Amazon seems to be aware of this and has dedicated much effort during the early part of the holiday season attempting to counter the narrative. They are busy optimizing their website for the holidays and seem to be pursuing a more aggressive A/B content testing strategy. The focus of these techniques? To put personalization back at the center of Amazon’s brand.
And this is precisely where smaller businesses can learn a valuable lesson.
The End of Machine Personalization
In talking about automatic personalization when it comes to Amazon, we immediately run into a problem: the company essentially invented the concept. Bezos’s brainstorm has been running its machine learning personalization system for almost a decade now. It has become so well known that it now underpins many similar engines in use by similar online stores.
There are signs, though, that this kind of AI-driven curation is losing ground among consumers. This is because it turns out that consumers want their personalized recommendations to be … well … personalized. They resent being reduced to a demographic. Where it is obvious that this is happening, they tend to stop paying attention (at best) or actively seek to subvert the algorithm (at worst).
Take Amazon Prime video as an example of this. Back when the service first launched, Amazon thought that it could use exactly the same algorithm to recommend shows to watch as the one it uses to show customers DVDs they might be interested in. It turns out – as any UX researcher could’ve told them – that the way that customers interact with these two distinct services is similarly distinct.
When looking to invest in physical media, customers are cautious. In fact, given the imminent obsolescence of media-based products, it’s tempting to conclude that a large proportion of these purchases are presents for elderly relatives. This is hardly the time to explore that new, “difficult” Korean drama that your artist friend told you about; that’s what Prime Video is for, especially if the show is so obscure you have to deploy a VPN that makes it look like you’re halfway around the world to watch it.
To cut a long story short, my point here is that there is little point in trying to sell more books than Amazon. But you can introduce your customers to new types of books (music, experiences, etc.), and use this process to build genuine connections.

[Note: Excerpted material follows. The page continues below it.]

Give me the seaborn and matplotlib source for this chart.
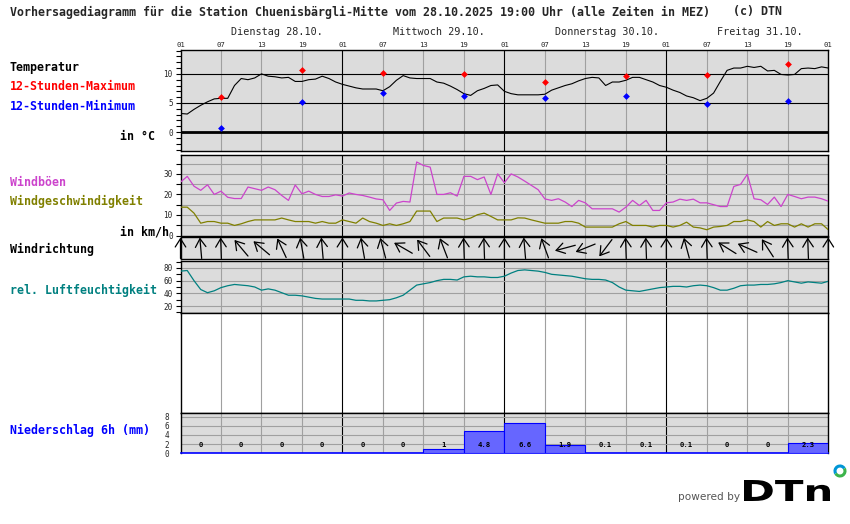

Personalization by the Numbers
I’m hesitant, of course, to suggest that small, fragile companies go completely off-course and start to think that they don’t need to look at the numbers on how their business is performing. The standard ways to increase ecommerce conversions are as important as they always have been. It’s just that new methods are emerging that might be more effective for companies not named Amazon.
To see why, take a look at the slew of rapidly-growing companies that now offer genuinely curated selections of products and services. You will notice, of course, that these firms use some of the exact same techniques – primarily segmenting audiences into personas – that consumers purport to dislike about Amazon. The difference, though, is that these personas are inherently aspirational.
In other words, rather than trying to predict what a customer will want next, these companies provide the answer. By positioning themselves as leading voices in their chosen market, they are able to pay less attention to consumer trends and instead make their own.
This, as you will also notice, is a major deviation from the Amazon way. In fact, the platform has always been driven by the idea that the company that runs it is largely ambivalent about the quality (or otherwise) of the products that appear there. This lack of responsibility might just be one of the reasons why consumers are starting to lose trust in the brand.
Another is that Amazon is simply too faceless and anonymous to capture the imagination of today’s consumers. As surveys have shown, millennials (and, to an even greater extent, Gen Z) want the brand they do business with to talk to them as fellow humans. Amazon, for all its success in extracting money from their parents, looks like a dinosaur in this regard.
The Future
For many businesses, the post-Amazon ecommerce landscape will be a scary place. We are witnessing a process in which many of the certainties that characterized the early digital era are being overturned. It appears, for instance, that consumers now have access to so much choice that it is actively distressing. Instead of a company offering them a hundred types of shampoo, they want to be told which is the best, and why.
Obviously, Amazon isn’t relinquishing its status as an ecommerce behemoth and isn’t going away any more than the old reliable sun but is entering a phase where it will not be able to compete with smaller, more agile, and above all cooler brands.
As such, it is one that should be utilized by these smaller companies. So the next time you are going through your web analytics, and you realize that customers are clicking away from a particular product, don’t take the Amazon approach and promote it more. Instead, make user-generated content work for you and point out to your customers why they should want it.